A U.S. military judge barred the Pentagon Tuesday from using a Guantanamo prisoner's confession to Afghan authorities as trial evidence, saying it was obtained through torture.
Army Col. Stephen Henley said Mohammed Jawad's statements "were obtained by physical intimidation and threats of death which, under the circumstances, constitute torture."
Guantanamo's chief prosecutor, Army Col. Lawrence Morris, said he recognized how the judge made his decision and needed to study the ruling before making more comments.
Jawad, who was still a teenager at the time, is accused of injuring two U.S. soldiers with a grenade in 2002. He allegedly said during his interrogation in Kabul that he hoped the Americans died, and would do it again.
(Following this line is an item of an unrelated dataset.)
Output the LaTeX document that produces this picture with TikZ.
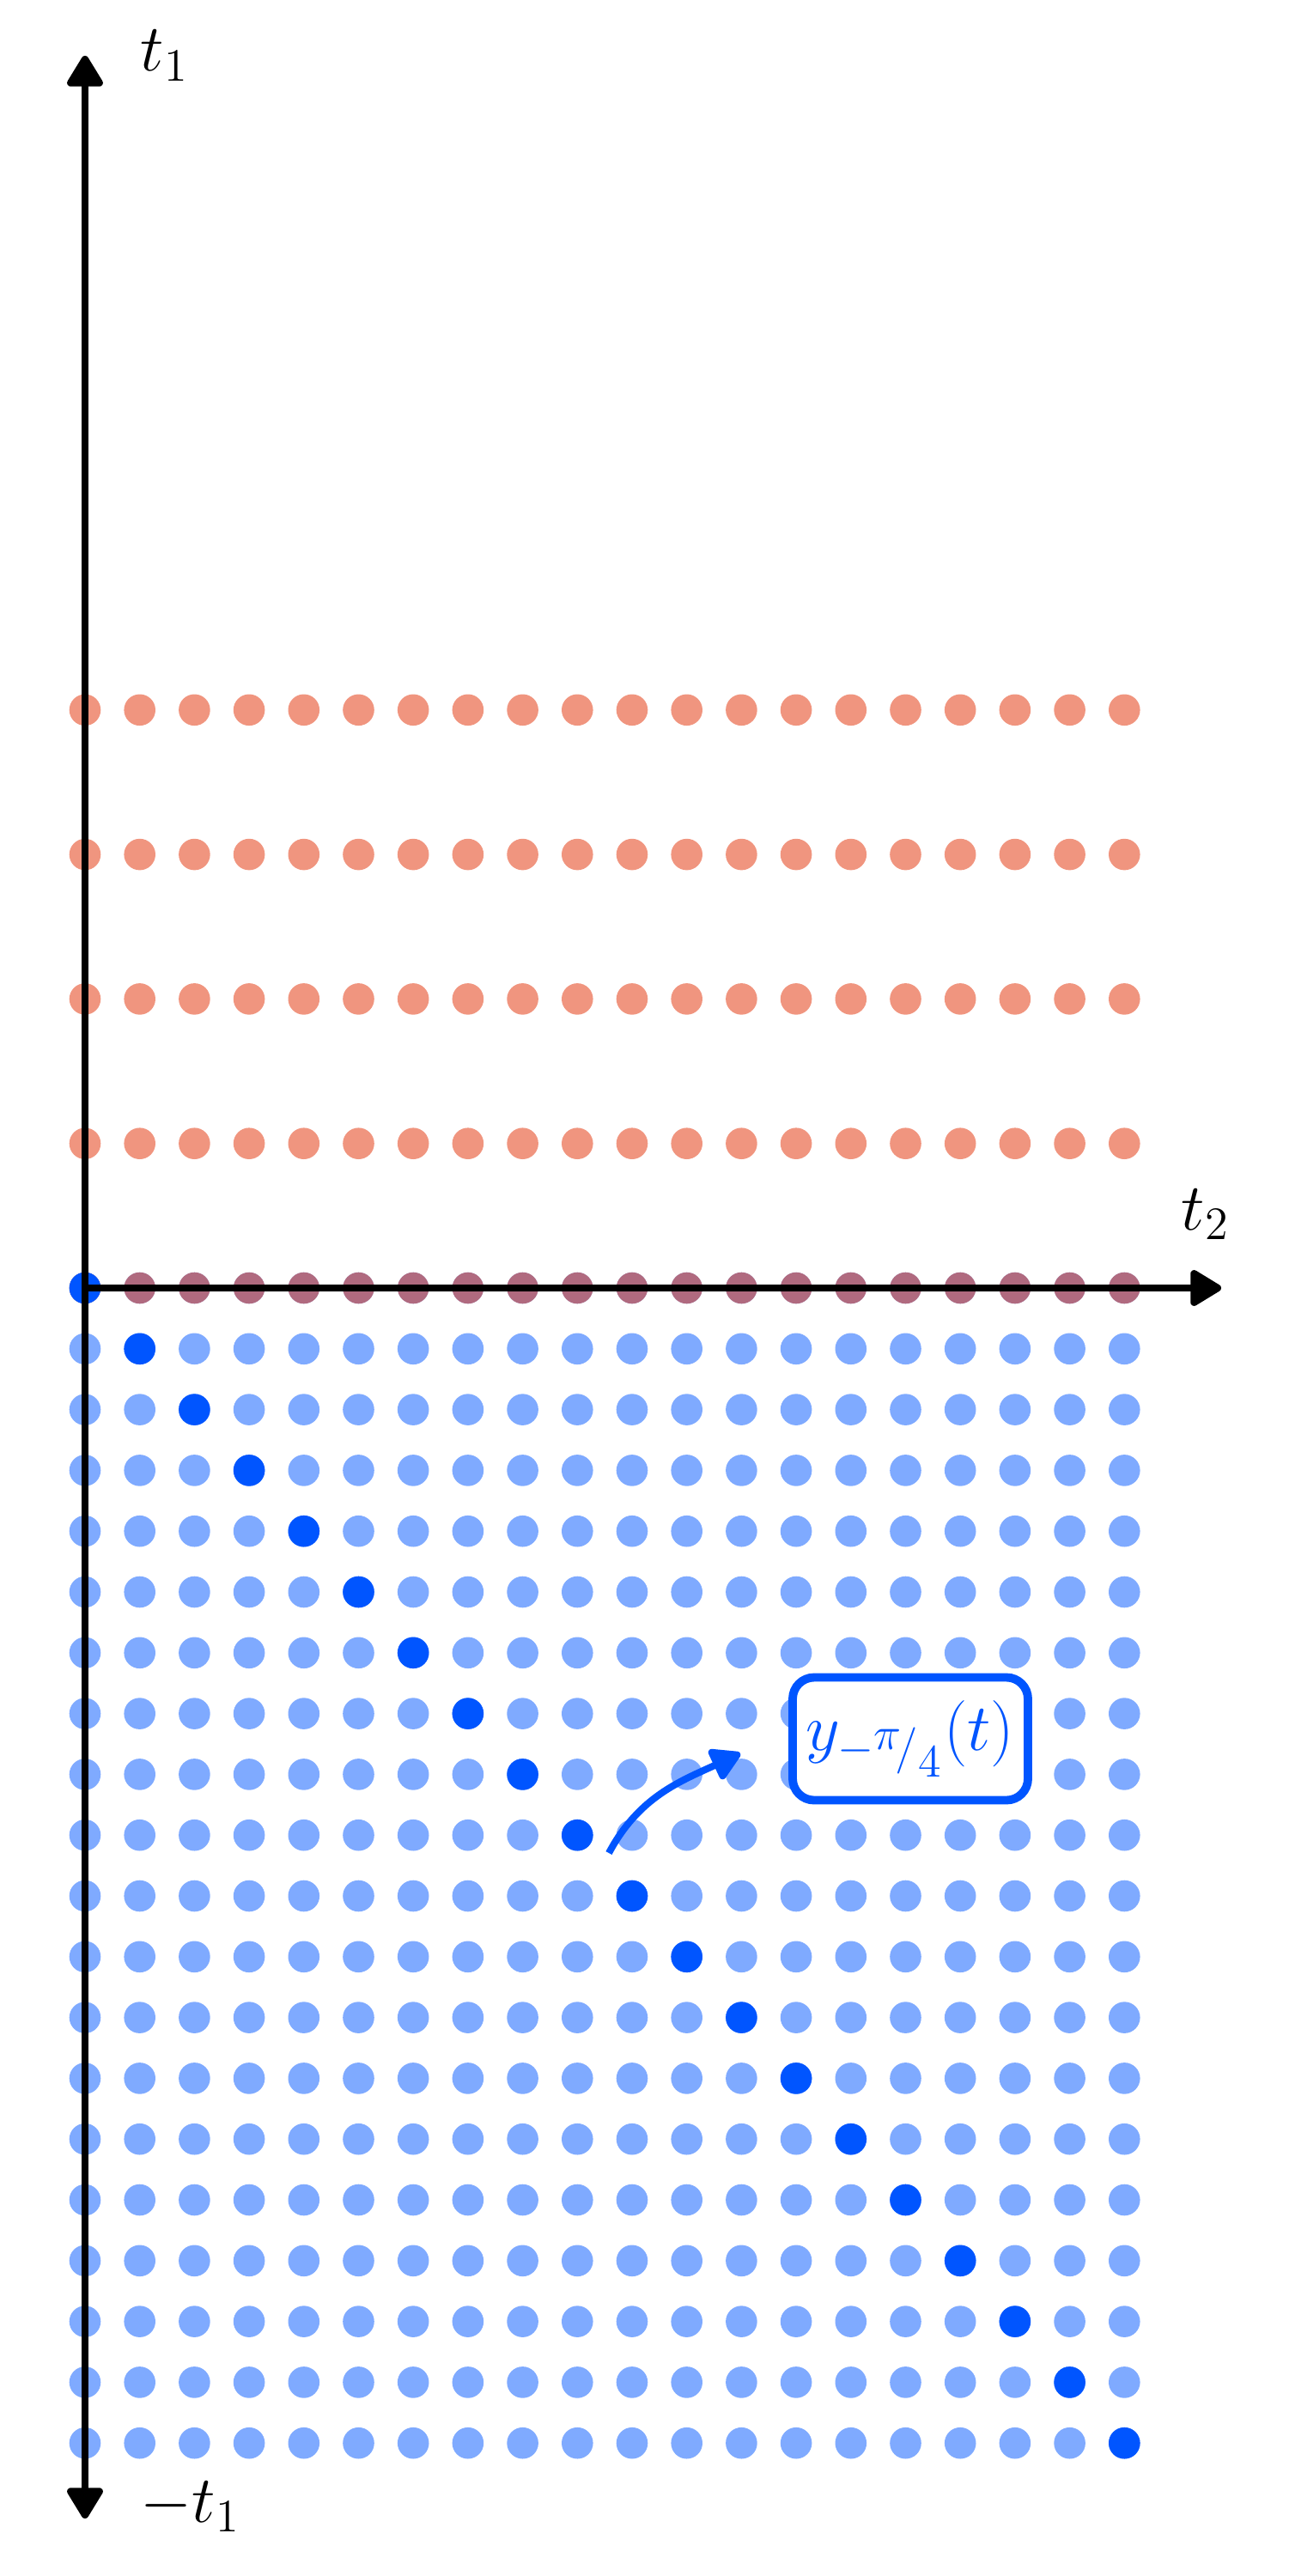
\documentclass[tikz,border=0pt]{standalone}
\usepackage{fix-cm}
\usepackage{tikz}
\usetikzlibrary{arrows.meta}
\definecolor{yblue}{HTML}{0055FF}
\definecolor{tred}{HTML}{E22B00}
\tikzset{
  lightdot/.style={fill=yblue, fill opacity=0.5},
  reddot/.style={fill=tred, fill opacity=0.5},
  darkdot/.style={fill=yblue},
  axisarr/.style={-{Triangle[round, length=4mm, width=4.6mm]}, line width=2.4pt},
  axislabel/.style={anchor=base west, inner sep=0pt, font=\fontsize{22}{26}\selectfont},
  ybox/.style={draw=yblue, line width=2.8pt, fill=white, rounded corners=2.5mm,
               minimum width=2.74cm, minimum height=1.43cm, text=yblue,
               font=\fontsize{22}{26}\selectfont},
  yarr/.style={-{Triangle[round, length=3.8mm, width=4.2mm]}, line width=2.3pt, color=yblue}}
\begin{document}
\begin{tikzpicture}
  \useasboundingbox (0,0) rectangle (15,-30);
  \coordinate (O) at (0.99,-15);
  \coordinate (top) at (0.99,-0.65);
  \coordinate (bot) at (0.99,-29.33);
  \coordinate (right) at (14.22,-15);
  % grid below the t2 axis
  \foreach \i in {0,...,19}
    \foreach \j in {0,...,19}
      \fill[lightdot] ({0.99+0.637*\j},{-15-0.708*\i}) circle (0.183);
  % rows above, the lowest one on the axis
  \foreach \k in {0,...,4}
    \foreach \j in {0,...,19}
      \fill[reddot] ({0.99+0.637*\j},{-15+1.683*\k}) circle (0.183);
  % the diagonal
  \foreach \i in {0,...,19}
    \fill[darkdot] ({0.99+0.637*\i},{-15-0.708*\i}) circle (0.183);
  \draw[axisarr] (O) -- (top);
  \draw[axisarr] (O) -- (bot);
  \draw[axisarr] (O) -- (right);
  \node[axislabel] (t1) at (1.63,-0.83) {$t_1$};
  \node[axislabel] (mt1) at (1.63,-29.37) {$-t_1$};
  \node[axislabel] (t2) at (13.75,-14.32) {$t_2$};
  \node[ybox] (ylab) at (10.60,-20.25)
    {$y_{-{}^{\scriptstyle\pi}\!/_{\scriptstyle 4}}(t)$};
  \coordinate (ystart) at (7.09,-21.58);
  \coordinate (yend) at (8.62,-20.42);
  \draw[yarr] (ystart) to[out=62, in=205] (yend);
\end{tikzpicture}
\end{document}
But Henley said Jawad confessed only after police commanders and high-ranking Afghan government officials threatened to kill him and his family — a strategy intended to inflict severe pain that constitutes torture.
"During the interrogation, someone told the accused, 'You will be killed if you do not confess to the grenade attack,' and, 'We will arrest your family and kill them if you do not confess,' or words to that effect," Henley wrote in response to a defense motion to suppress the evidence. "It was a credible threat."
Several hours after his interrogation, Jawad was turned over to the Americans.
Air Force Maj. David Frakt, Jawad's Pentagon-appointed attorney, said the ruling is a "further disintegration of the government's case," and that the Afghans' descriptions of Jawad's confession were never credible to begin with. He also praised the judge for "adopting a traditional definition of torture rather than making one up."
The judge said torture includes statements obtained by use of death threats to the speaker or his family, and that actual physical or mental injury is not required. "The relevant inquiry is whether the threat was specifically intended to inflict severe physical or mental pain or suffering upon another person within the interrogator's custody or control," Henley wrote.